Truly though we have so much fun with these guys, they are like our kids. We have good days we have bad ones. Some days we spend the day cleaning up puke and diarrhea like any other parent would spend doing. Other days we play at the park (dog), wrestle together or just hang out. One thing is for sure they make amazing friends always willing to love you and if they are naughty you can lock them in a cage and they will still love you when you set them free. Now how many friends you know that would do that?
The boys all have different personalities, Jake is extremely hyper like the energizer bunny he is very smart and a lover. Shadow is very loyal, loves to be snuggled believes he is the “boss” of Jake and Gandhi but mostly is happy just to lay around and chill. Gandhi on the other hand thinks everything is his business he gets into everything and I mean everything (he’s huge) he has a playful side and is very vocal, he likes to talk a lot especially if he isn’t getting the attention he wants. Sometimes he doesn’t realize how big he is, I believe he see’s himself as “puppy” and expects you to hold him as if he were. He either will crawl up on your lap or just drop his 100 lb + self right down on top of you. Like I said they are lots of fun!!
On a more serious note not being able to have kids use to bother me tremendously, but since getting these yahoos and the love that comes with it has really helped to fill that void I have felt for so long. I am truly grateful that Jason finally talked me into getting a dog so long ago that in turn has led to our furry little family. You should try it, the love of a dog, you just might like it!

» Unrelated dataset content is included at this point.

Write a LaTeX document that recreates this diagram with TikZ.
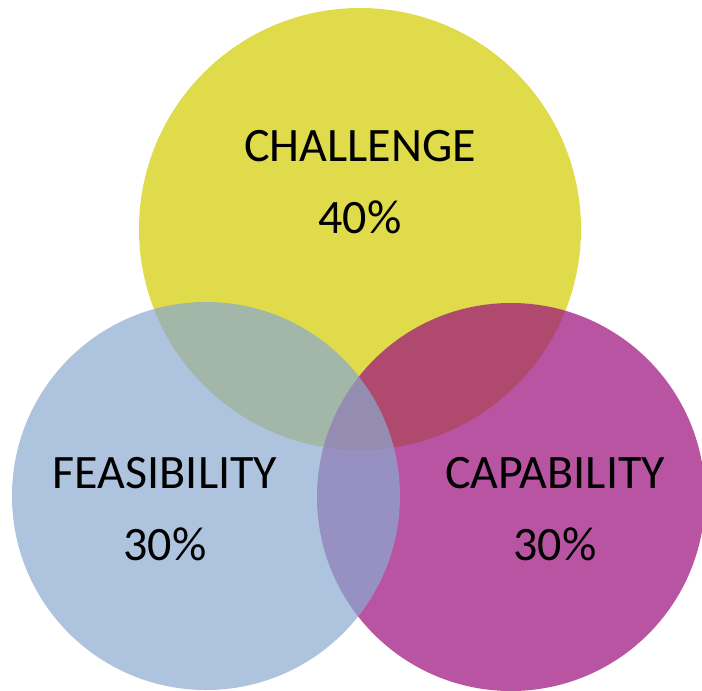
\documentclass[tikz,border=0pt]{standalone}
\usepackage{fontspec}
\setmainfont{Carlito}
\usepackage{xcolor}
\definecolor{chalyellow}{RGB}{223,219,74}
\definecolor{capamagenta}{RGB}{155,12,124}
\definecolor{feasblue}{RGB}{138,169,208}
\tikzset{
  venn/.style={circle,draw=none,inner sep=0pt},
  lbl/.style={anchor=base,inner sep=0pt,font=\fontsize{36}{43}\selectfont}
}
\begin{document}
\begin{tikzpicture}[x=0.75pt,y=0.75pt,yscale=-1,xscale=1]
\useasboundingbox (0,0) rectangle (702,691);

%Shape: Circle [challenge]
\node[venn,fill=chalyellow,minimum size=331.5pt] (chal) at (360,229) {};
%Shape: Circle [capability]
\node[venn,fill=capamagenta,fill opacity=0.7,minimum size=291pt] (capa) at (511,497) {};
%Shape: Circle [feasibility]
\node[venn,fill=feasblue,fill opacity=0.7,minimum size=291pt] (feas) at (206,496) {};

% Text Node
\node[lbl] (chalname) at (360,162) {CHALLENGE};
% Text Node
\node[lbl] (chalpct) at (360,234) {40\%};
% Text Node
\node[lbl] (feasname) at (165,488) {FEASIBILITY};
% Text Node
\node[lbl] (feaspct) at (165,560) {30\%};
% Text Node
\node[lbl] (capaname) at (555,488) {CAPABILITY};
% Text Node
\node[lbl] (capapct) at (555,560) {30\%};
\end{tikzpicture}
\end{document}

As Jason previously mention we are going camping and I just can’t wait. This is a “first” experience for J and I. I am excited to have him to myself for a couple of days, no one to share him with, no TV or phone to get in our way. I hope he enjoys it as much as I know I will, keep your fingers crossed for me. I know he prefers a four star hotel so it means a lot to me that he is finally willing to go. We will keep you posted of the outcome, wish us luck!
Well enough random rambling for now, till next time… -Cassie
Our summer so far!
We have had a pretty quiet summer so far. Cass has turned into a little fish, swimming often at our clubhouse and my mom’s pool. She swims a lot better this year, giving her more freedom to enjoy it more. We are getting ready to go camping over my birthday, and while I am not the first to admit it, I am kind of excited to go. There is something about “getting away from it all” and just being, that sounds really nice. Cass makes it sound beautiful.
Our great dane is 9 months now and I haven’t actually weighed him in a while, but he’s starting to fill out and thicken up. Getting pretty darn big. I would guess around 110 maybe. Jake and Shadow are up to their usual, hanging out and loving life.
We are starting to put money aside to finish our basement at some point in the near future. The plans we have thought about is making 2 of the bedrooms into one giant master bedroom and leaving the rest as a entertainment area. I am excited to see how it turns out.
Exciting news is around the corner for Cass, she was informed that she gets to change office locations which will be a lot closer to home, cutting in half that horrible morning commute. YAY!
August and September are my favorite months cause they roll into crisp fall mornings that are just heavenly. Hopefully old man winter leaves the upcoming winter in the mountains where it belongs. This bi-polar weather pattern made me appreatite the heat that much more this year. Weird weather this year for sure.